- [MATERIAL]:

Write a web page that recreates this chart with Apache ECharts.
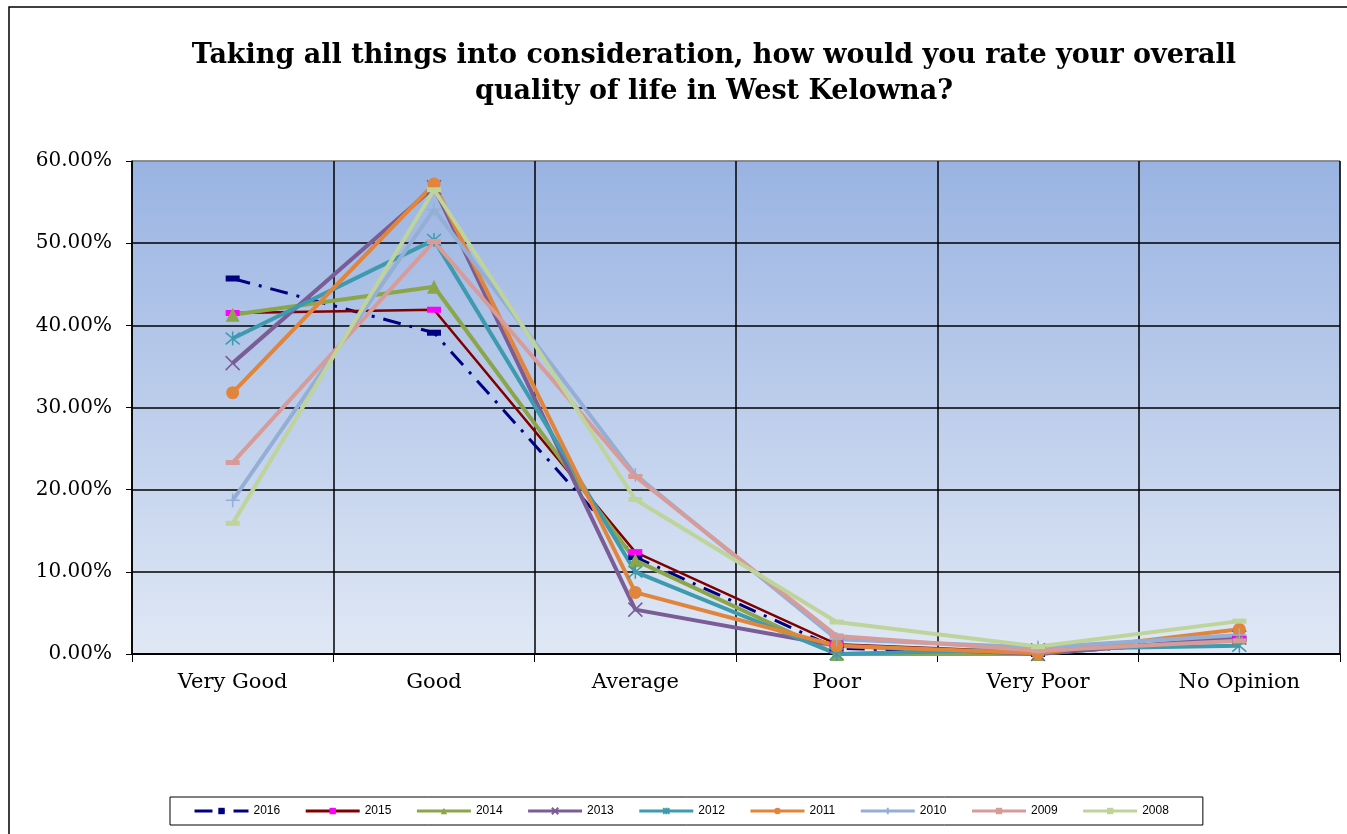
<!DOCTYPE html>
<html>
<head>
<meta charset="utf-8">
<title>Quality of life in West Kelowna</title>
<script src="https://cdn.jsdelivr.net/npm/echarts@6/dist/echarts.min.js"></script>
<style>
  html, body { margin: 0; padding: 0; background: #fff; }
  #chart { width: 1347px; height: 834px; }
</style>
</head>
<body>
<div id="chart"></div>
<script>
// rating categories and the share answering each one, by survey year (%)
const categories = ['Very Good', 'Good', 'Average', 'Poor', 'Very Poor', 'No Opinion']
const years = ['2016', '2015', '2014', '2013', '2012', '2011', '2010', '2009', '2008']

const y2016 = [45.7, 39.1, 11.8, 0.7, 0.0, 1.8]
const y2015 = [41.5, 41.9, 12.4, 1.2, 0.2, 1.9]
const y2014 = [41.3, 44.7, 11.4, 0.0, 0.0, 2.0]
const y2013 = [35.4, 56.8, 5.4, 1.0, 0.0, 2.0]
const y2012 = [38.4, 50.4, 10.0, 0.0, 0.6, 1.0]
const y2011 = [31.8, 57.2, 7.5, 1.0, 0.1, 3.0]
const y2010 = [18.7, 54.1, 21.8, 1.8, 0.8, 2.3]
const y2009 = [23.3, 50.2, 21.6, 2.2, 0.4, 1.6]
const y2008 = [15.9, 56.5, 18.8, 3.9, 0.9, 4.0]

const yTicks = [0, 10, 20, 30, 40, 50, 60]

const chart = echarts.init(document.getElementById('chart'))

// stroked marker shapes (Excel style x / star / plus)
const X_MARK = 'path://M0,0L10,10M10,0L0,10'
const STAR_MARK = 'path://M0,0L10,10M10,0L0,10M5,-1L5,11'
const PLUS_MARK = 'path://M5,0L5,10M0,5L10,5'

function line(name, data, color, opts) {
  const o = opts || {}
  const markColor = o.markColor || color
  return {
    name,
    type: 'line',
    data,
    symbol: o.symbol || 'rect',
    symbolSize: o.size || [14, 5],
    showSymbol: true,
    lineStyle: { color, width: o.width || 4, type: o.dash || 'solid' },
    itemStyle: o.stroke
      ? { color: markColor, borderColor: markColor, borderWidth: 1.5 }
      : { color: markColor, borderWidth: 0 },
    emphasis: { disabled: true },
    animation: false,
  }
}

chart.setOption({
  backgroundColor: '#fff',
  graphic: [
    {
      type: 'rect',
      shape: { x: 9, y: 7, width: 1400, height: 900 },
      style: { fill: 'none', stroke: '#000', lineWidth: 1.5 },
      silent: true,
    },
    {
      type: 'text',
      x: 714,
      y: 38,
      style: {
        text: 'Taking all things into consideration, how would you rate your overall\nquality of life in West Kelowna?',
        font: 'bold 27px "DejaVu Serif"',
        fill: '#000',
        textAlign: 'center',
        lineHeight: 36,
      },
      silent: true,
    },
  ],
  legend: {
    data: years,
    left: 170,
    top: 797,
    padding: [8, 34, 8, 23],
    itemWidth: 54,
    itemHeight: 8,
    itemGap: 24,
    borderColor: '#000',
    borderWidth: 1,
    lineStyle: { width: 3 },
    textStyle: { fontFamily: '"Liberation Sans", Arial', fontSize: 12, color: '#000' },
    selectedMode: false,
  },
  grid: {
    left: 132,
    top: 161,
    right: 7,
    bottom: 180,
    show: true,
    borderColor: '#808080',
    borderWidth: 1,
    backgroundColor: new echarts.graphic.LinearGradient(0, 0, 0, 1, [
      { offset: 0, color: '#99b3e2' },
      { offset: 1, color: '#e0e8f5' },
    ]),
  },
  xAxis: {
    type: 'category',
    data: categories,
    boundaryGap: true,
    axisLine: { lineStyle: { color: '#000', width: 2 } },
    axisTick: { show: true, length: 8, lineStyle: { color: '#000' } },
    axisLabel: { color: '#000', fontFamily: '"DejaVu Serif"', fontSize: 21, margin: 18 },
    splitLine: {
      show: true,
      lineStyle: { color: '#000', width: 1.5 },
    },
  },
  yAxis: {
    type: 'value',
    min: yTicks[0],
    max: yTicks[yTicks.length - 1],
    interval: 10,
    axisLine: { show: true, lineStyle: { color: '#000', width: 1.5 } },
    axisTick: { show: true, length: 6, lineStyle: { color: '#000' } },
    axisLabel: {
      color: '#000',
      fontFamily: '"DejaVu Serif"',
      fontSize: 20,
      margin: 20,
      formatter: v => v.toFixed(2) + '%',
    },
    splitLine: {
      show: true,
      lineStyle: { color: ['#000', '#000', '#000', '#000', '#000', '#000', '#808080'], width: 1.5 },
    },
  },
  series: [
    line('2016', y2016, '#000080', { width: 3, dash: [18, 9, 3, 9], size: [14, 6] }),
    line('2015', y2015, '#800000', { width: 2.5, markColor: '#ff00ff', size: [14, 6] }),
    line('2014', y2014, '#8ba64a', { symbol: 'triangle', size: 14 }),
    line('2013', y2013, '#7a5c96', { symbol: X_MARK, size: 14, stroke: true }),
    line('2012', y2012, '#3e9aae', { symbol: STAR_MARK, size: 14, stroke: true }),
    line('2011', y2011, '#e0853b', { symbol: 'circle', size: 13 }),
    line('2010', y2010, '#94aed5', { symbol: PLUS_MARK, size: 14, stroke: true }),
    line('2009', y2009, '#d79b98', { size: [14, 5] }),
    line('2008', y2008, '#bfd49a', { size: [14, 5] }),
  ],
})
</script>
</body>
</html>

- [TASK TO COMPLETE]: Extract the lines exactly, please: the first line of the listing, the line with "const chart = echarts.init(document.getElementById('chart'))", and every line between them, but no pictures.

- [THE SOLUTION]:
Write a web page that recreates this chart with Apache ECharts.
<!DOCTYPE html>
<html>
<head>
<meta charset="utf-8">
<title>Quality of life in West Kelowna</title>
<script src="https://cdn.jsdelivr.net/npm/echarts@6/dist/echarts.min.js"></script>
<style>
  html, body { margin: 0; padding: 0; background: #fff; }
  #chart { width: 1347px; height: 834px; }
</style>
</head>
<body>
<div id="chart"></div>
<script>
// rating categories and the share answering each one, by survey year (%)
const categories = ['Very Good', 'Good', 'Average', 'Poor', 'Very Poor', 'No Opinion']
const years = ['2016', '2015', '2014', '2013', '2012', '2011', '2010', '2009', '2008']

const y2016 = [45.7, 39.1, 11.8, 0.7, 0.0, 1.8]
const y2015 = [41.5, 41.9, 12.4, 1.2, 0.2, 1.9]
const y2014 = [41.3, 44.7, 11.4, 0.0, 0.0, 2.0]
const y2013 = [35.4, 56.8, 5.4, 1.0, 0.0, 2.0]
const y2012 = [38.4, 50.4, 10.0, 0.0, 0.6, 1.0]
const y2011 = [31.8, 57.2, 7.5, 1.0, 0.1, 3.0]
const y2010 = [18.7, 54.1, 21.8, 1.8, 0.8, 2.3]
const y2009 = [23.3, 50.2, 21.6, 2.2, 0.4, 1.6]
const y2008 = [15.9, 56.5, 18.8, 3.9, 0.9, 4.0]

const yTicks = [0, 10, 20, 30, 40, 50, 60]

const chart = echarts.init(document.getElementById('chart'))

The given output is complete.